Exercise goal: Drop the pictures, then extract the listing word for word.

Data segment:
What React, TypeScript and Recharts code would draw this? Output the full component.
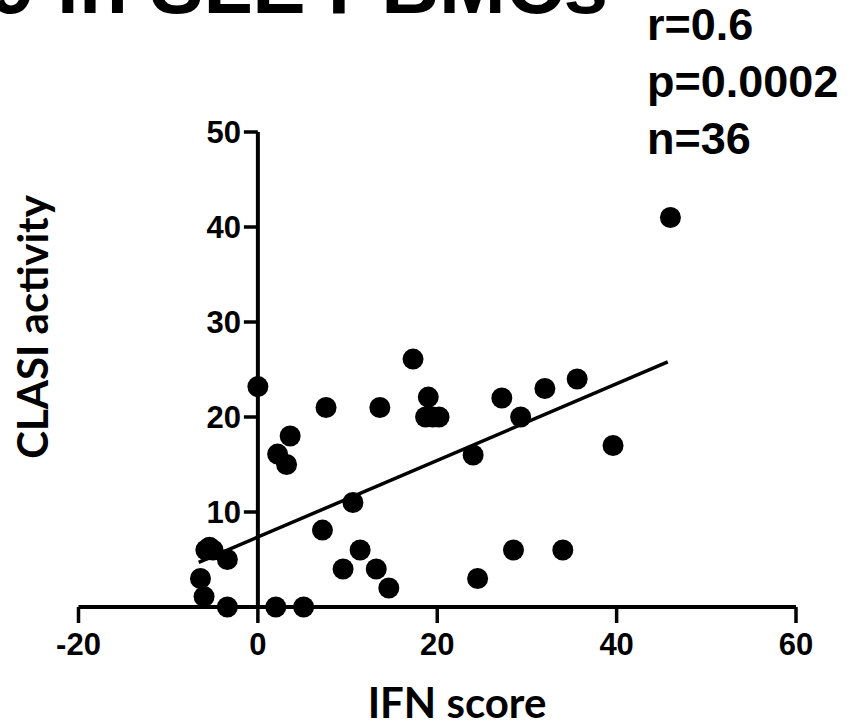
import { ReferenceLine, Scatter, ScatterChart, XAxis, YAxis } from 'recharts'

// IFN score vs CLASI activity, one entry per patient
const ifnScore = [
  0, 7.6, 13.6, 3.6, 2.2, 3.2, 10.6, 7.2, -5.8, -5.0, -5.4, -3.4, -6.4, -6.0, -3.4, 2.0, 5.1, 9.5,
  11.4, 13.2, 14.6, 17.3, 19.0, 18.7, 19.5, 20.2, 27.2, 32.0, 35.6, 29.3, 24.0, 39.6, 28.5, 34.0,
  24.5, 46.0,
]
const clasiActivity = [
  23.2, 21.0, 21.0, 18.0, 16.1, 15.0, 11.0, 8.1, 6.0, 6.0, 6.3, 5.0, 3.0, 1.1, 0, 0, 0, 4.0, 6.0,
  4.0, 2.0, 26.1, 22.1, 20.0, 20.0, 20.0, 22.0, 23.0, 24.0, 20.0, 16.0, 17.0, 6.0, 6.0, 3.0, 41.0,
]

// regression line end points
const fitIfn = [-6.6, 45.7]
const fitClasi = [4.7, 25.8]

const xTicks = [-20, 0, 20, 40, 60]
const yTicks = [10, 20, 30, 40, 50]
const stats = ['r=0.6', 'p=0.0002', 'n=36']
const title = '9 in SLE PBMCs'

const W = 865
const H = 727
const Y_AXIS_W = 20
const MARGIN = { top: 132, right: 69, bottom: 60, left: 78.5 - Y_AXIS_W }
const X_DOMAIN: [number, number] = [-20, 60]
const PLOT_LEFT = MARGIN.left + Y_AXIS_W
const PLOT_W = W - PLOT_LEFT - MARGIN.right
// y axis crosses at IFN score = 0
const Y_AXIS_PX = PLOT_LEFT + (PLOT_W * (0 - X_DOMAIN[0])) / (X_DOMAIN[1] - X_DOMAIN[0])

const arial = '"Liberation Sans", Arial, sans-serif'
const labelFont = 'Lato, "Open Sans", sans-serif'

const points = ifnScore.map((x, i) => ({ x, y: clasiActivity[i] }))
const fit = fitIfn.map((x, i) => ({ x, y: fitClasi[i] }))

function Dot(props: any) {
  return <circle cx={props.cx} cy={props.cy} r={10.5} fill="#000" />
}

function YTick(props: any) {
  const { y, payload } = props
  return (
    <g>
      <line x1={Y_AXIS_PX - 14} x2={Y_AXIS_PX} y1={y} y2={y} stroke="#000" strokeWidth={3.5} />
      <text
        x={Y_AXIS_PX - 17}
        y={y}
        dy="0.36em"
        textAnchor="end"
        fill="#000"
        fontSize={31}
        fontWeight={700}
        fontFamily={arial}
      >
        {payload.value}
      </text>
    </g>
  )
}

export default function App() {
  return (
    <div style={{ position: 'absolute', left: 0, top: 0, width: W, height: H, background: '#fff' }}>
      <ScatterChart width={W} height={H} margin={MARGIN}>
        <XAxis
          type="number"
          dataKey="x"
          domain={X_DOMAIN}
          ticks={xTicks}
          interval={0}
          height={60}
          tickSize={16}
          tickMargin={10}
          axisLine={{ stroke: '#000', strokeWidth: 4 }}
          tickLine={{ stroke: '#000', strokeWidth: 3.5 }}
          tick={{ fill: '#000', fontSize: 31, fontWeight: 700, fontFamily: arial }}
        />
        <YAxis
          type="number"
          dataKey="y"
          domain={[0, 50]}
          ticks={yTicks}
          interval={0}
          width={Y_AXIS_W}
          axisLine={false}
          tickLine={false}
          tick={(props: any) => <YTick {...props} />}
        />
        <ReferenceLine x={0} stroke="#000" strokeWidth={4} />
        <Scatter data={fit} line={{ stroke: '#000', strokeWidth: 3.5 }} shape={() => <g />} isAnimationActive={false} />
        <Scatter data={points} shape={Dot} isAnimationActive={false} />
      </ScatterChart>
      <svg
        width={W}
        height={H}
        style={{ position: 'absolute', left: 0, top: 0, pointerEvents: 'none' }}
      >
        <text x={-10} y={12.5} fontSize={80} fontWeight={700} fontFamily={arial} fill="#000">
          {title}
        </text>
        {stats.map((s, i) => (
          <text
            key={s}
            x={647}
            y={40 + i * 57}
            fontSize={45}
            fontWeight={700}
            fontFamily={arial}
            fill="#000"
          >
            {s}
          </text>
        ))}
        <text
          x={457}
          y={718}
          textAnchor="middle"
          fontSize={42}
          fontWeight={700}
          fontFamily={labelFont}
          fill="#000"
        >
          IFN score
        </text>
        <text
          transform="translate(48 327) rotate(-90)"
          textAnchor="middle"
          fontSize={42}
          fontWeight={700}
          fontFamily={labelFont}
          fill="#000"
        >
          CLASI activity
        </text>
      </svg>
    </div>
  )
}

Output:
What React, TypeScript and Recharts code would draw this? Output the full component.
import { ReferenceLine, Scatter, ScatterChart, XAxis, YAxis } from 'recharts'

// IFN score vs CLASI activity, one entry per patient
const ifnScore = [
  0, 7.6, 13.6, 3.6, 2.2, 3.2, 10.6, 7.2, -5.8, -5.0, -5.4, -3.4, -6.4, -6.0, -3.4, 2.0, 5.1, 9.5,
  11.4, 13.2, 14.6, 17.3, 19.0, 18.7, 19.5, 20.2, 27.2, 32.0, 35.6, 29.3, 24.0, 39.6, 28.5, 34.0,
  24.5, 46.0,
]
const clasiActivity = [
  23.2, 21.0, 21.0, 18.0, 16.1, 15.0, 11.0, 8.1, 6.0, 6.0, 6.3, 5.0, 3.0, 1.1, 0, 0, 0, 4.0, 6.0,
  4.0, 2.0, 26.1, 22.1, 20.0, 20.0, 20.0, 22.0, 23.0, 24.0, 20.0, 16.0, 17.0, 6.0, 6.0, 3.0, 41.0,
]

// regression line end points
const fitIfn = [-6.6, 45.7]
const fitClasi = [4.7, 25.8]

const xTicks = [-20, 0, 20, 40, 60]
const yTicks = [10, 20, 30, 40, 50]
const stats = ['r=0.6', 'p=0.0002', 'n=36']
const title = '9 in SLE PBMCs'

const W = 865
const H = 727
const Y_AXIS_W = 20
const MARGIN = { top: 132, right: 69, bottom: 60, left: 78.5 - Y_AXIS_W }
const X_DOMAIN: [number, number] = [-20, 60]
const PLOT_LEFT = MARGIN.left + Y_AXIS_W
const PLOT_W = W - PLOT_LEFT - MARGIN.right
// y axis crosses at IFN score = 0
const Y_AXIS_PX = PLOT_LEFT + (PLOT_W * (0 - X_DOMAIN[0])) / (X_DOMAIN[1] - X_DOMAIN[0])

const arial = '"Liberation Sans", Arial, sans-serif'
const labelFont = 'Lato, "Open Sans", sans-serif'

const points = ifnScore.map((x, i) => ({ x, y: clasiActivity[i] }))
const fit = fitIfn.map((x, i) => ({ x, y: fitClasi[i] }))

function Dot(props: any) {
  return <circle cx={props.cx} cy={props.cy} r={10.5} fill="#000" />
}

function YTick(props: any) {
  const { y, payload } = props
  return (
    <g>
      <line x1={Y_AXIS_PX - 14} x2={Y_AXIS_PX} y1={y} y2={y} stroke="#000" strokeWidth={3.5} />
      <text
        x={Y_AXIS_PX - 17}
        y={y}
        dy="0.36em"
        textAnchor="end"
        fill="#000"
        fontSize={31}
        fontWeight={700}
        fontFamily={arial}
      >
        {payload.value}
      </text>
    </g>
  )
}

export default function App() {
  return (
    <div style={{ position: 'absolute', left: 0, top: 0, width: W, height: H, background: '#fff' }}>
      <ScatterChart width={W} height={H} margin={MARGIN}>
        <XAxis
          type="number"
          dataKey="x"
          domain={X_DOMAIN}
          ticks={xTicks}
          interval={0}
          height={60}
          tickSize={16}
          tickMargin={10}
          axisLine={{ stroke: '#000', strokeWidth: 4 }}
          tickLine={{ stroke: '#000', strokeWidth: 3.5 }}
          tick={{ fill: '#000', fontSize: 31, fontWeight: 700, fontFamily: arial }}
        />
        <YAxis
          type="number"
          dataKey="y"
          domain={[0, 50]}
          ticks={yTicks}
          interval={0}
          width={Y_AXIS_W}
          axisLine={false}
          tickLine={false}
          tick={(props: any) => <YTick {...props} />}
        />
        <ReferenceLine x={0} stroke="#000" strokeWidth={4} />
        <Scatter data={fit} line={{ stroke: '#000', strokeWidth: 3.5 }} shape={() => <g />} isAnimationActive={false} />
        <Scatter data={points} shape={Dot} isAnimationActive={false} />
      </ScatterChart>
      <svg
        width={W}
        height={H}
        style={{ position: 'absolute', left: 0, top: 0, pointerEvents: 'none' }}
      >
        <text x={-10} y={12.5} fontSize={80} fontWeight={700} fontFamily={arial} fill="#000">
          {title}
        </text>
        {stats.map((s, i) => (
          <text
            key={s}
            x={647}
            y={40 + i * 57}
            fontSize={45}
            fontWeight={700}
            fontFamily={arial}
            fill="#000"
          >
            {s}
          </text>
        ))}
        <text
          x={457}
          y={718}
          textAnchor="middle"
          fontSize={42}
          fontWeight={700}
          fontFamily={labelFont}
          fill="#000"
        >
          IFN score
        </text>
        <text
          transform="translate(48 327) rotate(-90)"
          textAnchor="middle"
          fontSize={42}
          fontWeight={700}
          fontFamily={labelFont}
          fill="#000"
        >
          CLASI activity
        </text>
      </svg>
    </div>
  )
}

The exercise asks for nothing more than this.